仕事を続けられる人に変わっていくためには、特別な才能を持つ特別な人になる必要はなく、全ての人たちに可能だと考えているからです。
そのためには、これまでの日本の働く社会があなたに刷り込んできた常識を疑い、新しい時代に求められる新しい常識を知ることから始めます。
そして、その常識の下で求められる働き方を学び、行動や習慣を変えていくことで、誰もが希望ある将来を手に入れられます。
では、仕事を続けられる人になるためには、どのような行動や習慣が必要とされるのでしょうか。
ポイントは三つのプロセスに分けられます。 一つ目は、自ら仕事や役割を作り出すことです。
自分の食い扶持につながる仕事の有無を他人に委ねるのではなく、自分が決定権を握るのです。
ただし、これは上司から言われた仕事を拒めということではありません。 むしろ、言われた仕事の目的や背景を洞察し、期待を上回るような仕事や役割を提案し、作り出すことを指しています。
ここには、考える力、提案する力、合意形成する力などが求められます。 二つ目は、周囲の人を巻き込むことです。
周囲の人とは、社内の先輩、上司、後輩、経営層、同僚、他部署、取引先、顧客など社外ネットワークなどを指します。
自ら仕事や役割を作ったとしても、それを実現しなくてはなりません。 たいていの場合は、仕事は一人では完結せず、多様な人たちとの協働によって成り立っています。
仕事を続けられる人になるには、自分を動かす仕事から、人を動かす仕事へシフトしていくべきなのです。

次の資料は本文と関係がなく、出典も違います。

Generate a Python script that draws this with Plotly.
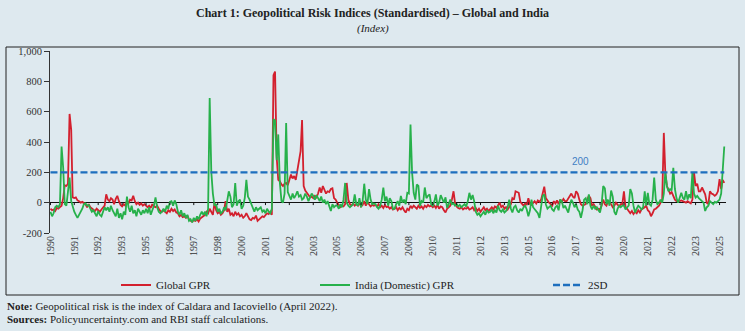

三つ目は、生産性を高めて、しっかりと成果を上げることです。 稼ぎを得るためには、そもそも自分が手がけた仕事が、しっかり収益に結びつかなければいけません。
仕事を続けられる人になるには、長時間働いて残業代で収入を増やすという考え方を捨てることです。 無意味な作業や手続きを見直し、意味のある仕事に力を注ぐべきです。
その上で、自分はどれだけの成果を出して、どれだけの収益を生み出したのだから、そこから拠出される正当な給料はいくらです、と計算できる思考を持たなくてはならないのです。
つまり、時間ではなく、成果にこだわって働くのです。 さらには、会社の収益のうち、自分の貢献度がどの程度で、税金や社会保障費用まで勘案して、手取りいくらになる、と自分の収入に落とし込めて、初めて仕事を続けられる人の仲間入りができるのです。
人生100年時代とも言われます。20代から80代まで、60年働くことが視界に入ってきました。 仕事を続けられる人になるためには、他者から管理支配されるのではなく、自分の立てた規律や規範にのっとって働ける自律型人材を目指すのです。
会社に所属しながらも、会社の枠を越え、多様な人たちと連携していける商売人魂を育むのです。 逆説的ですが、会社に求められる人は、社外でも通用する人材です。
どこから読み始めてもいいように、全体で50個のコラム形式にしていますので、最初から順序立ててでも、気になるところの拾い読みでも構いません。 あなたのスタイルで読み進めてください。